L’idée est que les jeunes des différents cultes puissent échanger. Vous savez, quand vous connaissez l’autre, cela fait tomber les barrières et évite beaucoup de problèmes. C’est plus facile de rester enfermé, la vraie difficulté c’est de s’ouvrir. Mon maître, le grand rabbin Emmanuel Chouchena (rencontré au séminaire israélite de France à Paris, NDLR) m’a beaucoup apporté. Il disait toujours : “Lorsqu’on est fort, on s’ouvre. Lorsqu’on se ferme, c’est un signe de faiblesse.” Quand vous êtes fort dans votre savoir, dans votre culture et dans votre vécu religieux, vous n’avez pas peur de l’autre. Au contraire, l’autre n’est pas une source de crainte mais d’enrichissement. On peut apprendre de tout homme.
Avez-vous des projets pour les prochains mois ?
Oui, j’aimerais développer des groupes de travail pour impliquer les jeunes dans l’animation des communautés juives de la région. Le meilleur moyen de les faire participer, c’est de leur donner des responsabilités. Nous devons impliquer toutes les composantes de la communauté. Les aînés forment notre mémoire : il faut les écouter, les valoriser. La jeunesse est notre avenir. On doit créer des passerelles entre les deux pour construire notre présent. Et pour bâtir un présent apaisé, il faut aussi essayer de construire des passerelles entre les hommes, les cultures et les générations. C’est ça que je veux faire. J’aimerais être un homme de passerelles.
Mon déjeuner avec Daniel Dahan
Il est déjà là lorsqu’on franchit la porte du Comptoir 43. Daniel Dahan nous a donné rendez-vous dans le 6e arrondissement, à quelques pas du parc de la Tête d’Or, dans un restaurant casher animé et sans prétention. Malgré l’affluence et l’impossibilité de réserver, l’homme de foi est parvenu à se faire une place proche de la baie vitrée. Dans le brouhaha des convives, le grand personnage — « 1,95 mètre sans le chapeau ! » — revient sur son parcours, parfois avec émotion, et souvent en dégainant des citations de penseurs et de « maîtres » l’ayant guidé. L’ancien grand rabbin d’Aix-en-Provence a décidé de prendre à bras le corps son nouveau sacerdoce, remplaçant Richard Wertenschlag, installé depuis pas moins de 45 ans. « Je vis cela comme un challenge, une possibilité de donner le meilleur de moi-même, de mettre au profit de la communauté l’accumulation de mes savoirs et expériences », souligne-t-il. Entre ses réponses, il marque une pause à plusieurs reprises pour s’assurer que notre plat nous convient.

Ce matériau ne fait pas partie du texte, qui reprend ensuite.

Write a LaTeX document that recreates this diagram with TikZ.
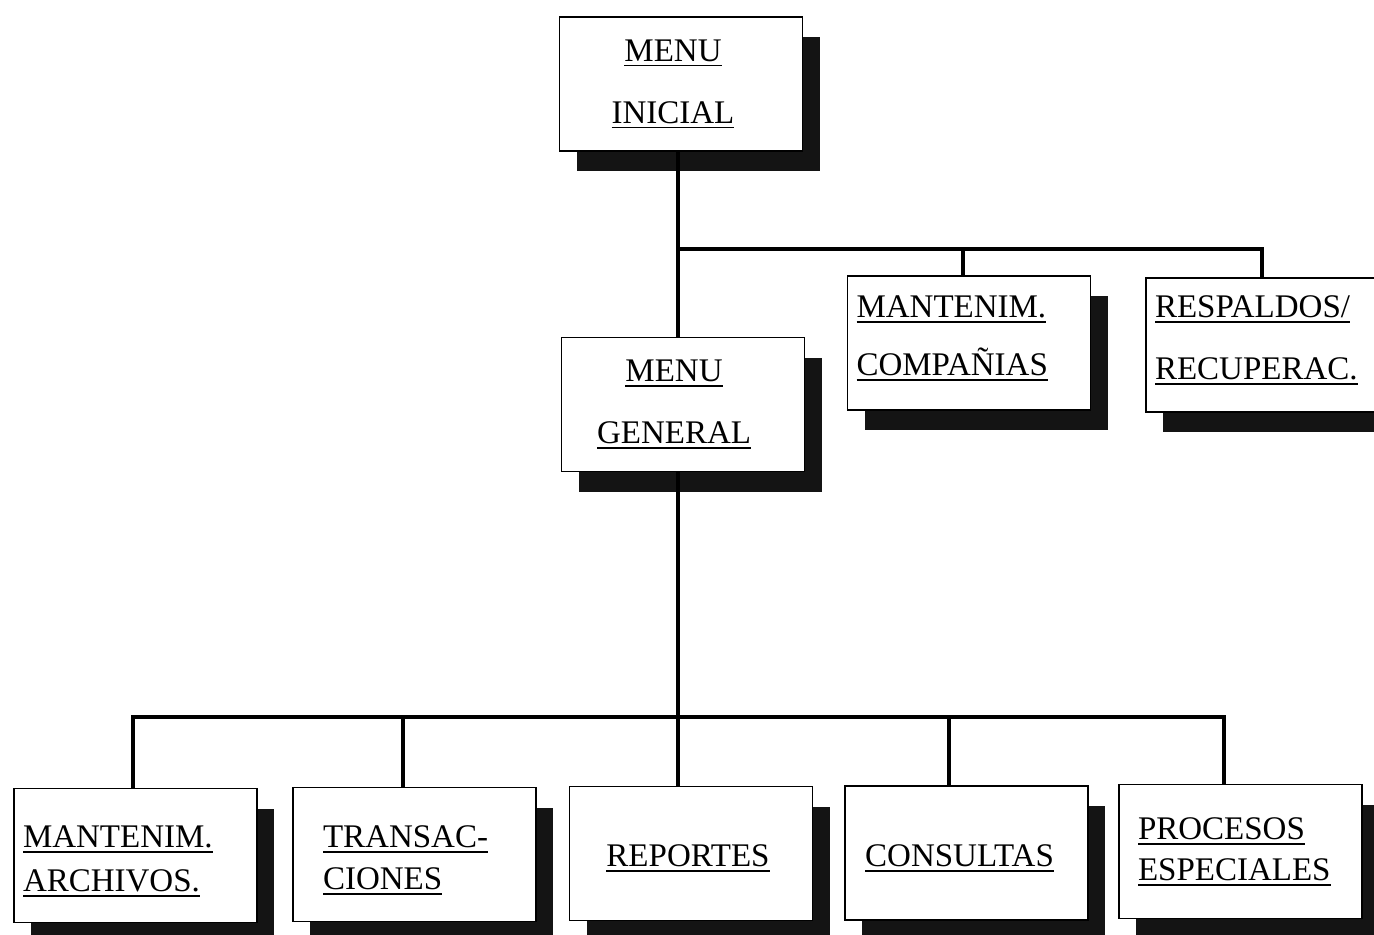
\documentclass[tikz,border=0pt]{standalone}
\usepackage{fontspec}
\setmainfont{Liberation Serif}
\usetikzlibrary{shadows}
\newcommand\ulx[1]{\leavevmode\setbox0=\hbox{#1}\rlap{\rule[-2.6pt]{\wd0}{0.9pt}}\box0}
\newcommand\tstrut[1]{\rule{0pt}{#1}}
\newcommand\bstrut[1]{\rule[-#1]{0pt}{#1}}
\begin{document}
\begin{tikzpicture}[x=0.5pt,y=-0.5pt,
  box/.style={draw=black, line width=0.8pt, fill=white,
    minimum width=121.5pt, minimum height=67pt, inner ysep=0pt,
    font=\fontsize{16.5}{31}\selectfont,
    drop shadow={shadow xshift=8.5pt, shadow yshift=-10pt, fill=black!92, opacity=1, draw=none}},
  lbox/.style={box, align=left},
  conn/.style={line width=1.6pt, line join=miter}]
\useasboundingbox (0,0) rectangle (1374,935);
\clip (0,0) rectangle (1374,935);
\fill[white] (0,0) rectangle (1374,935);

% boxes
\node[box, align=center] (mi) at (681,84) {\ulx{MENU}\kern8pt\\\ulx{INICIAL}\kern8pt};
\node[box, align=center] (mg) at (683,404.5) {\ulx{MENU}\kern9pt\\\ulx{GENERAL}\kern9pt};
\node[lbox, text width=112.5pt, inner xsep=4.5pt, font=\fontsize{16.5}{29}\selectfont] (mc) at (969,343) {\ulx{MANTENIM.}\\\ulx{COMPAÑIAS}\bstrut{7pt}};
\node[lbox, text width=112.5pt, inner xsep=4.5pt] (rr) at (1267.5,345) {\ulx{RESPALDOS/}\\\ulx{RECUPERAC.}\bstrut{7pt}};

\node[lbox, text width=112.5pt, inner xsep=4.5pt, font=\fontsize{16.5}{22}\selectfont] (b1) at (135.5,855.5) {\tstrut{17pt}\ulx{MANTENIM.}\\\ulx{ARCHIVOS.}};
\node[lbox, text width=91.5pt, inner xsep=15pt, font=\fontsize{16.5}{21}\selectfont] (b2) at (414.5,854.5) {\tstrut{17pt}\ulx{TRANSAC-}\\\ulx{CIONES}};
\node[box] (b3) at (691,853.5) {\tstrut{16pt}\ulx{REPORTES}\kern3pt};
\node[box] (b4) at (966.5,853) {\tstrut{16pt}\ulx{CONSULTAS}\kern7pt};
\node[lbox, text width=102.5pt, inner xsep=9.5pt, font=\fontsize{16.5}{20.5}\selectfont] (b5) at (1240.5,851.5) {\ulx{PROCESOS}\\\ulx{ESPECIALES}};

% junction coordinates
\coordinate (j1) at (678,249);
\coordinate (d1) at (963,249);
\coordinate (d2) at (1262,249);
\coordinate (j2) at (678,717);
\coordinate (e1) at (133,717);
\coordinate (e2) at (403,717);
\coordinate (e4) at (949,717);
\coordinate (e5) at (1224,717);

% connectors
\draw[conn] (mi.south -| j1) -- (mg.north -| j1);
\draw[conn] (j1) -- (d2) -- (d2 |- rr.north);
\draw[conn] (d1) -- (d1 |- mc.north);
\draw[conn] (mg.south -| j2) -- (j2 |- b3.north);
\draw[conn] (e1 |- b1.north) -- (e1) -- (e5) -- (e5 |- b5.north);
\draw[conn] (e2) -- (e2 |- b2.north);
\draw[conn] (e4) -- (e4 |- b4.north);
\end{tikzpicture}
\end{document}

Accro au café et à la lecture. Au milieu du déjeuner, son regard s’assombrit lorsqu’il évoque l’enterrement d’un enfant noyé par accident auquel il a dû assister quelques jours plus tôt. « Il y a des choses auxquelles on ne peut pas donner de sens, glisse le grand rabbin, lui-même père de famille et grand-père. Parfois la plus grande des sagesses, c’est de se taire. On n’est pas obligé de parler de tout, d’avoir réponse à tout. » Hésitant à prendre un dessert, il sera beaucoup plus décidé quant au café : « C’est un peu comme une drogue », s’amuse-t-il. Mais à bien y réfléchir, il y a bien autre chose à laquelle il est encore plus accro : les livres et les revues que ce passionné d’histoire et de biographie dévore sans relâche. En partant, Daniel Dahan nous accompagne sur une partie de notre chemin. Tout en marchant, il évoque l’histoire de ses parents, ses origines juives marocaines et Israël où il espère pouvoir retourner bientôt.